Pequeña crónica de cerca de 20 horas en un trancón monumental en la vía Bogotá-Villavicencio.
Noche fría. Lúgubre. Solos. Abandonados en una cinta asfáltica bordeada por montañas y grandes arbustos. Interminable fila de vehículos a lo largo y ancho del carreteable. Cientos, no, tal vez miles de personas están con la cara larga y la mirada perdida como queriendo encontrar una respuesta a lo que está pasando. Hace por lo menos 16 horas que nada se mueve. Solo el canto de las aves, de los pajaritos enternecidos que alegres dejan escuchar sus notas melodiosas saludando al nuevo día.

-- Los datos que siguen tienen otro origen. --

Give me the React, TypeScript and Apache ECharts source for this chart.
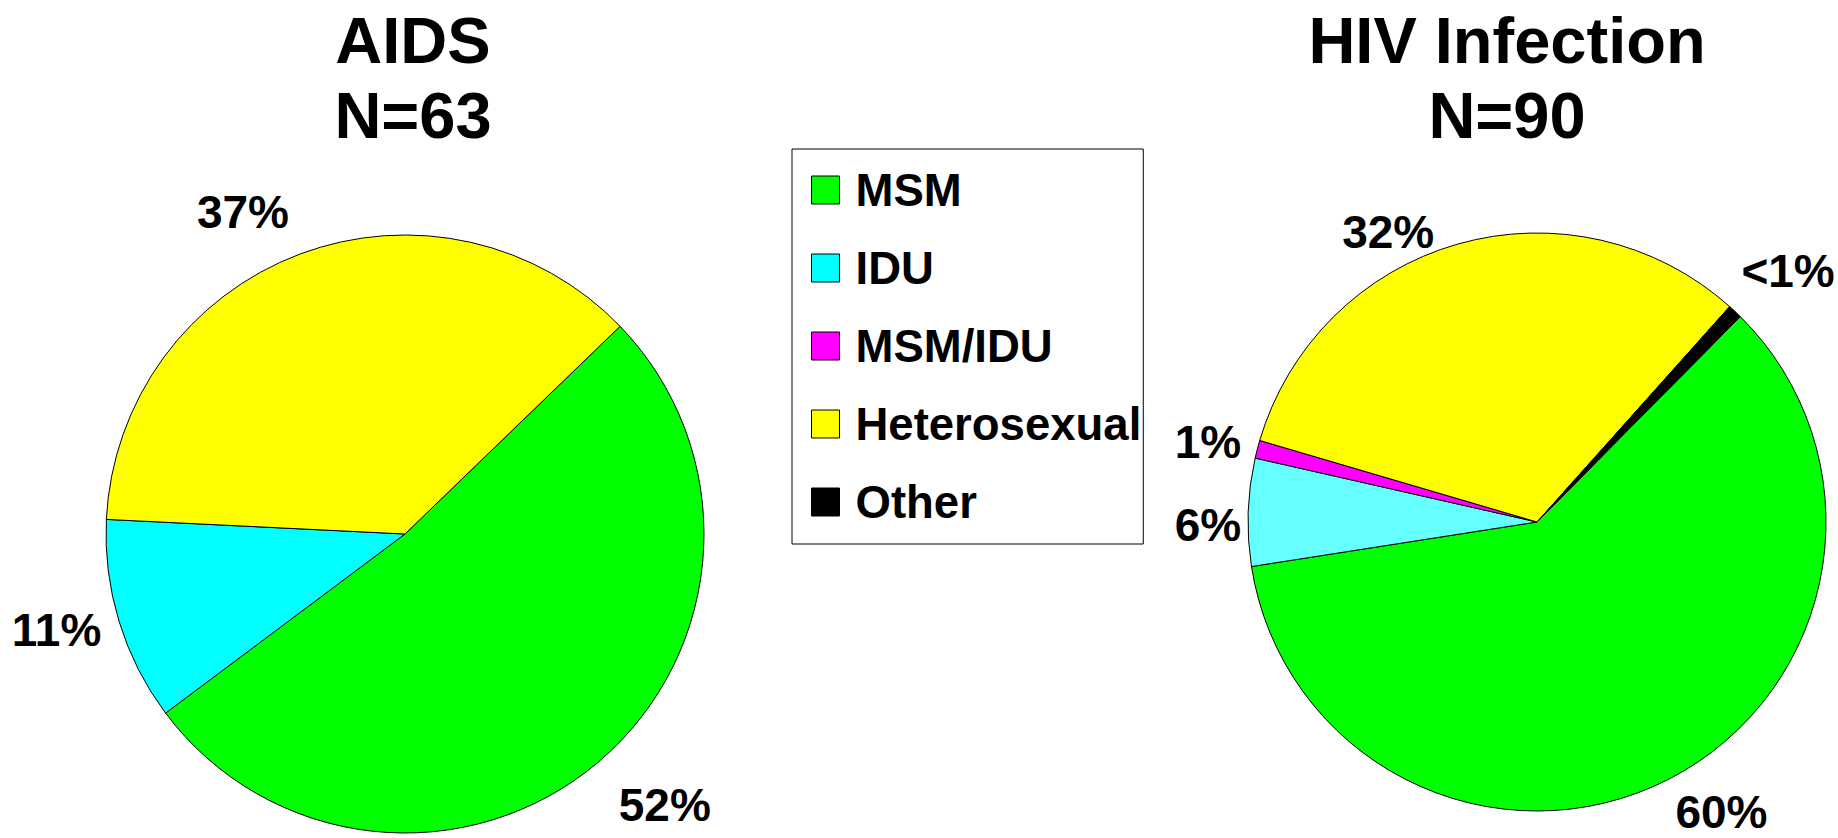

Ha sido una noche de perros. Las familias buscaron la forma menos incómoda de pasar la noche. Se armaron de sacos y chaquetas para evitar que el frío hiciera de las suyas en las indefensas humanidades. Dentro de sus automotores improvisaron camas. Sillas abatidas en su máxima extensión. Almohadas improvisadas. El sueño y el cansancio de una interminable jornada hicieron de las suyas. En medio de las incomodidades, algo durmieron o al menos lo intentaron. Pero el estrés y la incertidumbre no escaparon con las sombras de la noche. No! También buscaron acomodo y ahí pernoctaron como sonámbulos en busca de la mejor sombra de la noche.

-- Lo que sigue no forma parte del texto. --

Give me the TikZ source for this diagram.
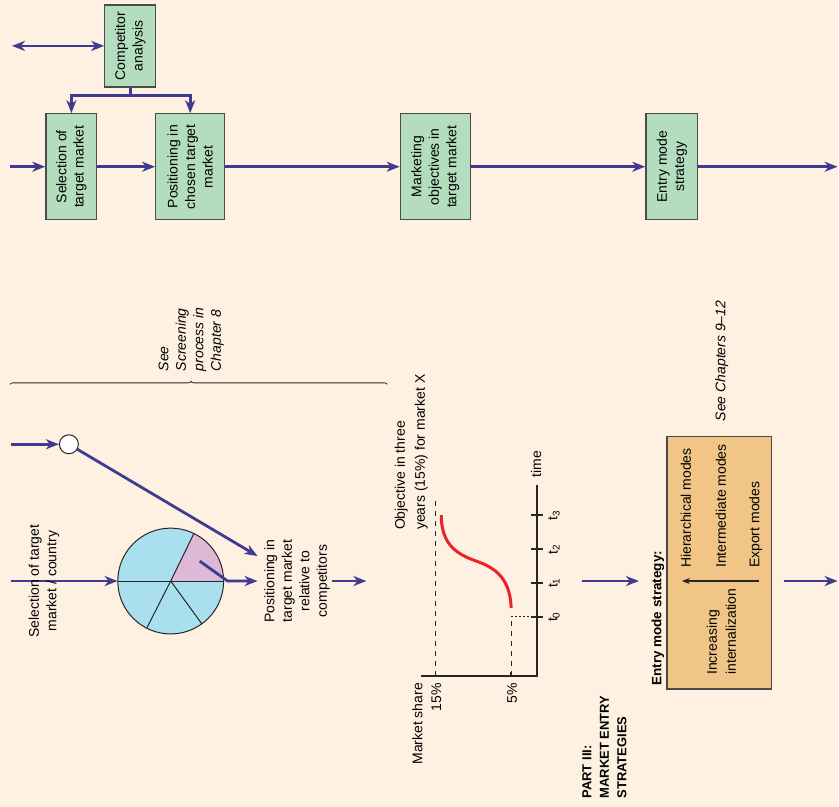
\documentclass[tikz,border=0pt]{standalone}
\usepackage{fontspec}
\setmainfont{Liberation Sans}
\usetikzlibrary{arrows.meta,decorations.pathreplacing}
\definecolor{bg}{HTML}{FEF1E1}
\definecolor{boxgreen}{HTML}{B3DDBE}
\definecolor{boxline}{HTML}{4A4A4A}
\definecolor{flowblue}{HTML}{3F3A92}
\definecolor{pieblue}{HTML}{AADFF0}
\definecolor{piepink}{HTML}{DDB9D7}
\definecolor{modebox}{HTML}{F0C585}
\definecolor{curvered}{HTML}{E8232B}
\begin{document}
\begin{tikzpicture}[x=1pt,y=1pt,
  flowtip/.tip={Stealth[length=13pt,width=10pt,inset=4pt]},
  flow/.style={draw=flowblue, line width=2.8pt, -flowtip},
  flowline/.style={draw=flowblue, line width=2.8pt},
  gbox/.style={draw=boxline, fill=boxgreen, line width=1.3pt, rotate=90,
    align=center, inner sep=0pt, minimum width=106,
    font=\fontsize{14}{17.5}\selectfont},
  rtext/.style={rotate=90, inner sep=1pt, font=\fontsize{14}{17.5}\selectfont},
  axisline/.style={draw=black!85, line width=1.4pt},
  thinline/.style={draw=black!85, line width=1pt}]

% background of the page
\path[fill=bg] (0,0) rectangle (839,-808);

% ---------- top row: process boxes ----------
\node[gbox, minimum width=82, minimum height=51] (comp) at (130.5,-46) {Competitor\\analysis};
\node[gbox, minimum height=51] (sel) at (71.5,-167) {Selection of\\target market};
\node[gbox, minimum height=69] (pos) at (190.5,-167) {Positioning in\\chosen target\\market};
\node[gbox, minimum height=70] (mkt) at (436,-167) {Marketing\\objectives in\\target market};
\node[gbox, minimum height=52] (entry) at (673,-167) {Entry mode\\strategy};

\coordinate (in1) at (10,-167);
\coordinate (out1) at (839,-167);
\coordinate (dblL) at (12,-46);
\coordinate (split) at (130.5,-96);

\draw[flow] (in1) -- (sel.north);
\draw[flow] (sel.south) -- (pos.north);
\draw[flow] (pos.south) -- (mkt.north);
\draw[flow] (mkt.south) -- (entry.north);
\draw[flow] (entry.south) -- (out1);
\draw[flow, flowtip-flowtip] (dblL) -- (comp.north);
\draw[flowline] (comp.west) -- (split);
\draw[flow] (split) -| (sel.east);
\draw[flow] (split) -| (pos.east);

% ---------- brace with screening note ----------
\coordinate (brL) at (10,-385);
\coordinate (brR) at (388,-385);
\draw[decorate, decoration={brace, amplitude=3pt, aspect=0.48}, line width=0.8pt, black!85] (brL) -- (brR);
\node[rtext, anchor=west, align=left, font=\itshape\fontsize{14}{17.5}\selectfont] (screen) at (191.5,-373)
  {See\\Screening\\process in\\Chapter 8};

% ---------- selection / positioning sketch ----------
\node[circle, draw=black!85, fill=white, line width=1pt, minimum size=19, inner sep=0pt] (c1) at (69,-445) {};
\coordinate (in2) at (11,-445);
\coordinate (ptip) at (258,-557);
\draw[flow] (in2) -- (c1.west);
\draw[flow] (c1) -- (ptip);

\node[circle, minimum size=106, inner sep=0pt] (pie) at (171,-582) {};
\fill[pieblue] (pie.center) circle[radius=53];
\fill[piepink] (pie.center) -- ++(0:53) arc[start angle=0, end angle=64, radius=53] -- cycle;
\draw[thinline] (pie.west) -- (pie.east);
\draw[thinline] (pie.center) -- ++(64:53);
\draw[thinline] (pie.center) -- ++(243:53);
\draw[thinline] (pie.center) -- ++(306:53);
\draw[thinline] (pie.center) circle[radius=53];

\coordinate (in3) at (11,-582);
\draw[flow] (in3) -- (pie.west);
\coordinate (pinkpt) at (200,-562);
\coordinate (bend) at (228,-582);
\coordinate (ptip2) at (258,-582);
\draw[flow] (pinkpt) -- (bend) -- (ptip2);

\node[rtext, align=center] (seltxt) at (44,-582) {Selection of target\\market / country};
\node[rtext, align=center] (postxt) at (297.5,-582) {Positioning in\\target market\\relative to\\competitors};
\coordinate (a0s) at (333,-582);
\coordinate (a0e) at (367,-582);
\draw[flow] (a0s) -- (a0e);

% ---------- market share objective chart ----------
\coordinate (orig) at (538,-677);
\coordinate (xend) at (422,-677);
\coordinate (tend) at (538,-486);
\draw[axisline] (xend) -- (orig) -- (tend);
\foreach \ty in {516,550,584,618}
  \draw[axisline] (532,-\ty) -- (544,-\ty);
\draw[axisline] (436,-677) -- (436,-673);
\draw[axisline] (512,-677) -- (512,-673);
\draw[thinline, dash pattern=on 5pt off 5pt] (436,-677) -- (436,-501);
\draw[thinline, dash pattern=on 5pt off 5pt] (512,-677) -- (512,-618);
\draw[thinline, dash pattern=on 2pt off 2pt] (512,-618) -- (532,-618);
\draw[curvered, line width=3pt]
  (512,-609) .. controls (511,-580) and (497,-569) .. (477,-562)
  .. controls (457,-555) and (442,-545) .. (442,-516);

\node[rtext] (t3) at (555,-516) {t\textsubscript{3}};
\node[rtext] (t2) at (555,-550) {t\textsubscript{2}};
\node[rtext] (t1) at (555,-584) {t\textsubscript{1}};
\node[rtext] (t0) at (555,-618) {t\textsubscript{0}};
\node[rtext, anchor=west] (time) at (537,-479) {time};
\node[rtext, anchor=east] (mshare) at (418,-683) {Market share};
\node[rtext, anchor=east] (p15) at (437,-683) {15\%};
\node[rtext, anchor=east] (p5) at (513,-683) {5\%};
\node[rtext, anchor=west, align=left, font=\fontsize{14}{20}\selectfont] (obj) at (412,-532)
  {Objective in three\\years (15\%) for market X};

\node[rtext, anchor=west, align=left, font=\bfseries\fontsize{13}{17.5}\selectfont] (part) at (605.5,-801)
  {PART III:\\MARKET ENTRY\\STRATEGIES};

% ---------- entry mode strategy box ----------
\node[draw=boxline, fill=modebox, line width=1.3pt, rotate=90, minimum width=253, minimum height=105, inner sep=0pt]
  (ems) at (720.5,-563.5) {};
\node[rtext, anchor=west, font=\bfseries\fontsize{13.5}{17}\selectfont] (emlabel) at (659,-688) {Entry mode strategy:};
\node[rtext, anchor=west] (hier) at (687,-570) {Hierarchical modes};
\node[rtext, anchor=west] (inter) at (722,-570) {Intermediate modes};
\node[rtext, anchor=west] (expo) at (757,-570) {Export modes};
\node[rtext, anchor=west, align=left, font=\fontsize{14}{19}\selectfont] (incr) at (722.5,-677) {Increasing\\internalization};
\coordinate (intS) at (760,-582);
\coordinate (intE) at (683,-582);
\draw[thinline, line width=1.2pt, -{Stealth[length=8pt,width=6pt]}] (intS) -- (intE);

\coordinate (a1s) at (583,-582);
\coordinate (a1e) at (640,-582);
\draw[flow] (a1s) -- (a1e);
\coordinate (a2s) at (785,-582);
\coordinate (a2e) at (839,-582);
\draw[flow] (a2s) -- (a2e);

\node[rtext, anchor=west, font=\itshape\fontsize{14}{17.5}\selectfont] (seech) at (723,-423) {See Chapters 9--12};

\end{tikzpicture}
\end{document}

Entre murmullos y oscuridades pasaban los vendedores que venden de todo pero que no venden nada. Las luces de los vehículos se apagaron y el silencio se hizo más largo y la noche se perdió en sus más oscuras sombras. Una mujer dijo ‘quiero hacer chichi’ y su pareja atenta le respondió ‘haz ahí ‘ señalando con el índice de la mano derecha la berma fría de la carretera y ella ‘como se le ocurre, hay muchas personas y me pueden ver’. Entonces tomó la decisión de saltar una barda y unos centímetros más allá de la berma dio rienda suelta a su necesidad fisiológica y descansó. Tal vez a otras tantas mujeres les tocó hacer lo mismo.
En medio del silencio sepulcral de la noche el sueño fue venciendo la resistencia de los guerreros de la noche y hubo silencio. Los vendedores de todo qué no venden nada dejaron de aprovecharse de las necesidades de los viajeros y también sucumbieron ante los encantos de Morfeo pero con la firme intención de volver a vender de todo sin vender nada. Y a fe qué si porque con las primeras luces de un sábado frío ahí estaban vendiendo de todo sin vender nada. Ellos son los únicos a los que se les ve una mueca de sonrisa en el rostro.
Al fin y al cabo son quienes más provecho le sacan a las tragedias y trancones que suelen ocurrir cada vez que en alguna parte de la carretera la montaña decide dejarse caer para interrumpir el tránsito por la vida. Pasa con frecuencia. Mucha, dice un hombre curtido en viajar por esta geografía estrellada. Nadie refleja rabia u odio. Solo resignación. Quizás amargura. Tal vez son consientes que de nada sirve elevar el ánimo. Ni el odio, ni el mal genio, ni la desesperanza, ni la amargura ni los vendedores que no venden nada podrán remover los cientos de toneladas de lodo, piedra y agua que lentamente bajan de la montaña obstaculizando el libre discurrir de quienes a diario frecuentan una odisea convertida en carretera!